**Aim:** Only the lines from the start of the data through the line with "from bokeh.resources import INLINE" belong in the copy. Restate them word for word, minus the pictures.

**Listed entries:**
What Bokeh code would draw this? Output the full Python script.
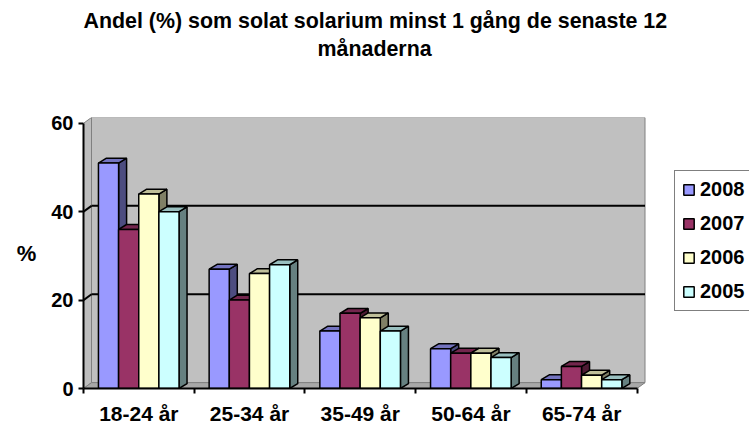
from bokeh.plotting import figure
from bokeh.models import Range1d, FixedTicker, Legend, LegendItem, ColumnDataSource, Title, LinearAxis
from bokeh.embed import file_html
from bokeh.resources import INLINE

# ---------------- data ----------------
title_lines = ["Andel (%) som solat solarium minst 1 gång de senaste 12", "månaderna"]
categories = ["18-24 år", "25-34 år", "35-49 år", "50-64 år", "65-74 år"]
series_names = ["2008", "2007", "2006", "2005"]
v2008 = [51, 27, 13, 9, 2]
v2007 = [36, 20, 17, 8, 5]
v2006 = [44, 26, 16, 8, 3]
v2005 = [40, 28, 13, 7, 2]
y_ticks = [0, 20, 40, 60]
y_label = "%"

series_values = [v2008, v2007, v2006, v2005]

# ---------------- styles ----------------
front_colors = ["#9999FF", "#993366", "#FFFFCC", "#CCFFFF"]
top_colors = ["#7373BF", "#73264D", "#BFBF99", "#99BFBF"]
side_colors = ["#4D4D80", "#4D1A33", "#808066", "#668080"]

W, H = 749, 427
LEFT, TOP, BOTTOM = 83, 117, 32
PX_X = 110.7          # px per category
PX_Y = 4.534          # px per % unit
frame_w = W - LEFT
frame_h = H - TOP - BOTTOM

DX = 8 / PX_X         # 3D depth (x) in category units
DY_BAR = 5 / PX_Y     # 3D depth (y) for bars
DY_WALL = 6 / PX_Y    # 3D depth (y) for walls
BAR_W = 0.182
GROUP_OFF = 0.135
ymax = y_ticks[-1]
ncat = len(categories)
x_end = frame_w / PX_X

p = figure(width=W, height=H, output_backend="svg", toolbar_location=None,
           x_range=Range1d(0, x_end), y_range=Range1d(0, frame_h / PX_Y),
           min_border_left=LEFT, min_border_right=0,
           min_border_top=TOP, min_border_bottom=BOTTOM)
p.grid.visible = False
p.outline_line_color = None
p.background_fill_color = "white"
p.border_fill_color = "white"
p.title.standoff = 0

xa = p.below[0]   # category axis
ax = p.left[0]    # value axis

# blank spacer between the plot area and the title (one white tick at the far right, no line)
spacer_tick = x_end - 0.05
spacer = LinearAxis(ticker=FixedTicker(ticks=[spacer_tick]), axis_line_color=None,
                    major_tick_line_color="white", minor_tick_line_color=None,
                    major_tick_out=57, major_tick_in=0, minor_tick_out=0,
                    major_label_standoff=0, major_label_text_font_size="0px",
                    major_label_overrides={spacer_tick: ""})
p.add_layout(spacer, "above")

# title: two lines, each centred on the whole chart
title_font_px = 21.4
title_widths = [584, 114]
title_standoffs = [4, 0]
for line, wdt, so in reversed(list(zip(title_lines, title_widths, title_standoffs))):
    t = Title(text=line, align="left", offset=round(W / 2 - wdt / 2 - LEFT),
              text_font="Liberation Sans", text_font_size=f"{title_font_px}px",
              text_font_style="bold", text_color="black", standoff=so)
    p.add_layout(t, "above")

# walls
p.patch(x=[0, DX, DX, 0], y=[0, DY_WALL, ymax + DY_WALL, ymax],
        fill_color="#BDBDBD", line_color="#808080", line_width=1)
p.quad(left=[DX], right=[ncat + DX], bottom=[DY_WALL], top=[ymax + DY_WALL],
       fill_color="#C0C0C0", line_color="#808080", line_width=1)
p.patch(x=[0, ncat, ncat + DX, DX], y=[0, 0, DY_WALL, DY_WALL],
        fill_color="#A8A8A8", line_color="#808080", line_width=1)

# gridlines on back wall and side wall
grid_vals = y_ticks[1:-1]
p.segment(x0=[DX] * len(grid_vals), x1=[ncat + DX] * len(grid_vals),
          y0=[g + DY_WALL for g in grid_vals], y1=[g + DY_WALL for g in grid_vals],
          line_color="black", line_width=2)
p.segment(x0=[0] * len(grid_vals), x1=[DX] * len(grid_vals),
          y0=grid_vals, y1=[g + DY_WALL for g in grid_vals],
          line_color="black", line_width=2)

# 3D bars: side and top faces first
side_xs, side_ys, side_c = [], [], []
top_xs, top_ys, top_c = [], [], []
fronts = []
for j, vals in enumerate(series_values):
    lefts, rights = [], []
    for i, v in enumerate(vals):
        x0 = i + GROUP_OFF + j * BAR_W
        x1 = x0 + BAR_W
        lefts.append(x0)
        rights.append(x1)
        side_xs.append([x1, x1 + DX, x1 + DX, x1])
        side_ys.append([0, DY_BAR, v + DY_BAR, v])
        side_c.append(side_colors[j])
        top_xs.append([x0, x1, x1 + DX, x0 + DX])
        top_ys.append([v, v, v + DY_BAR, v + DY_BAR])
        top_c.append(top_colors[j])
    fronts.append((lefts, rights, vals))

p.patches(xs="xs", ys="ys", fill_color="c", line_color="black", line_width=1.5,
          source=ColumnDataSource(dict(xs=side_xs, ys=side_ys, c=side_c)))
p.patches(xs="xs", ys="ys", fill_color="c", line_color="black", line_width=1.5,
          source=ColumnDataSource(dict(xs=top_xs, ys=top_ys, c=top_c)))

renderers = []
for j, (lefts, rights, vals) in enumerate(fronts):
    r = p.quad(left=lefts, right=rights, bottom=[0] * len(vals), top=vals,
               fill_color=front_colors[j], line_color="black", line_width=1.5)
    renderers.append(r)

# category axis
centers = [i + 0.5 for i in range(ncat)]
xa.ticker = FixedTicker(ticks=centers, minor_ticks=list(range(ncat + 1)))
xa.bounds = (0, ncat)
xa.major_label_overrides = {c: lab for c, lab in zip(centers, categories)}
xa.axis_line_width = 2
xa.axis_line_color = "black"
xa.major_tick_out = 0
xa.major_tick_in = 0
xa.minor_tick_out = 5
xa.minor_tick_in = 0
xa.minor_tick_line_width = 2
xa.minor_tick_line_color = "black"
xa.major_label_text_font = "Liberation Sans"
xa.major_label_text_font_size = "21px"
xa.major_label_text_font_style = "bold"
xa.major_label_text_color = "black"
xa.major_label_standoff = 8

# value axis
ax.ticker = FixedTicker(ticks=y_ticks)
ax.bounds = (y_ticks[0], y_ticks[-1])
ax.axis_line_width = 2
ax.axis_line_color = "black"
ax.major_tick_out = 5
ax.major_tick_in = 0
ax.major_tick_line_width = 2
ax.minor_tick_out = 0
ax.minor_tick_in = 0
ax.major_label_text_font = "Liberation Sans"
ax.major_label_text_font_size = "20px"
ax.major_label_text_font_style = "bold"
ax.major_label_text_color = "black"
ax.major_label_standoff = 5
ax.axis_label = y_label
ax.axis_label_orientation = "horizontal"
ax.axis_label_text_font = "Liberation Sans"
ax.axis_label_text_font_size = "22px"
ax.axis_label_text_font_style = "bold"
ax.axis_label_text_color = "black"
ax.axis_label_standoff = 12

# legend (inside the wide frame, right of the back wall)
legend = Legend(items=[LegendItem(label=n, renderers=[r]) for n, r in zip(series_names, renderers)],
                location=(591, 77))
legend.border_line_color = "black"
legend.border_line_width = 1.5
legend.background_fill_color = "white"
legend.background_fill_alpha = 1
legend.label_text_font = "Liberation Sans"
legend.label_text_font_size = "20px"
legend.label_text_font_style = "bold"
legend.label_text_color = "black"
legend.glyph_width = 13
legend.glyph_height = 13
legend.label_standoff = 5
legend.label_height = 20
legend.spacing = 11
legend.padding = 7
legend.margin = 0
p.add_layout(legend)

open("out.html", "w").write(file_html(p, INLINE))
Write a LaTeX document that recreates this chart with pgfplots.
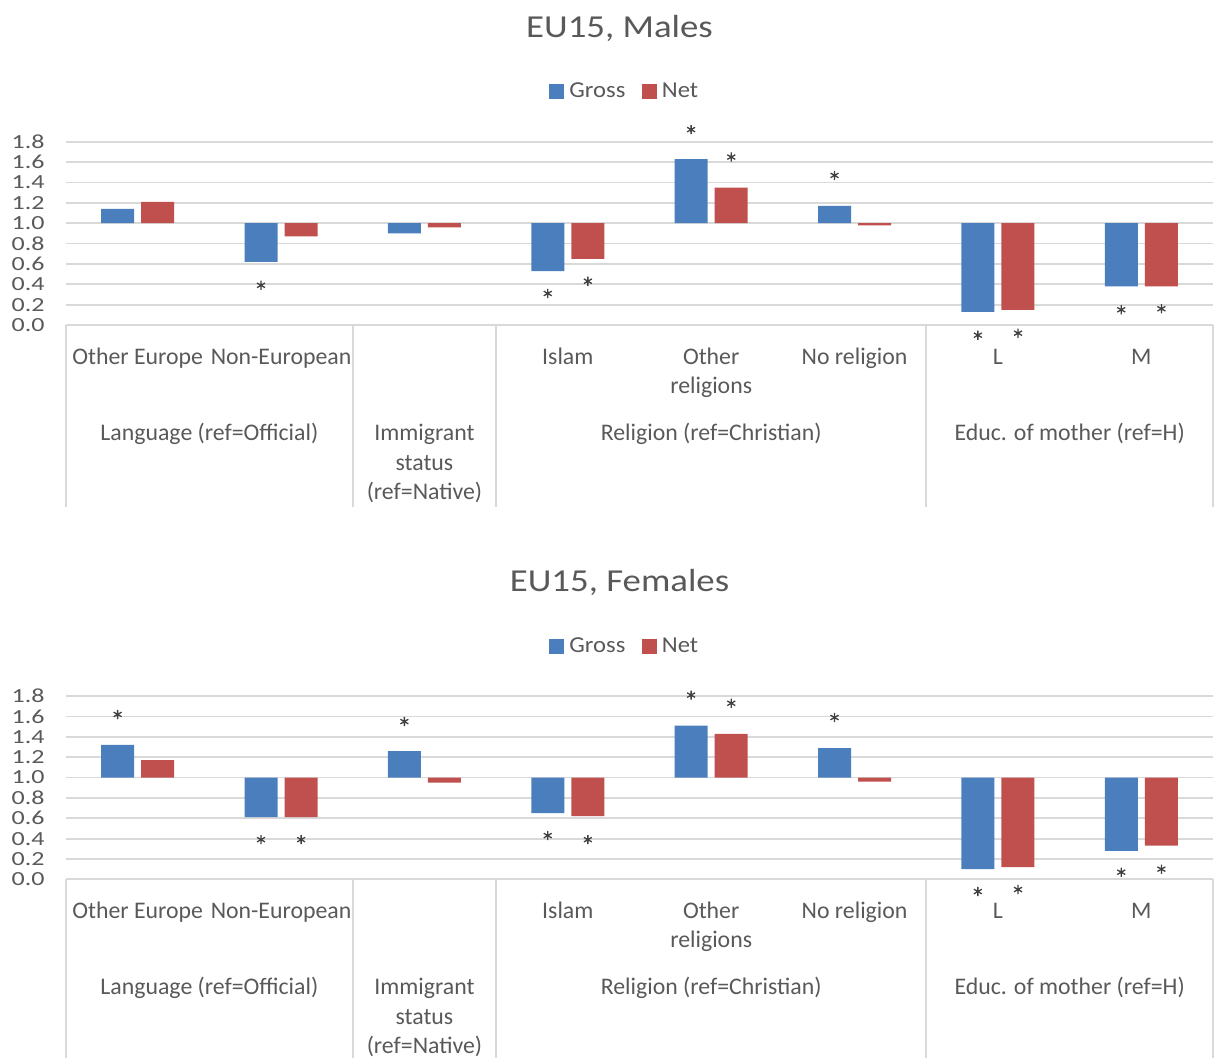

**Response for this exercise:**
What Bokeh code would draw this? Output the full Python script.
from bokeh.plotting import figure
from bokeh.models import Range1d, FixedTicker, Legend, LegendItem, ColumnDataSource, Title, LinearAxis
from bokeh.embed import file_html
from bokeh.resources import INLINE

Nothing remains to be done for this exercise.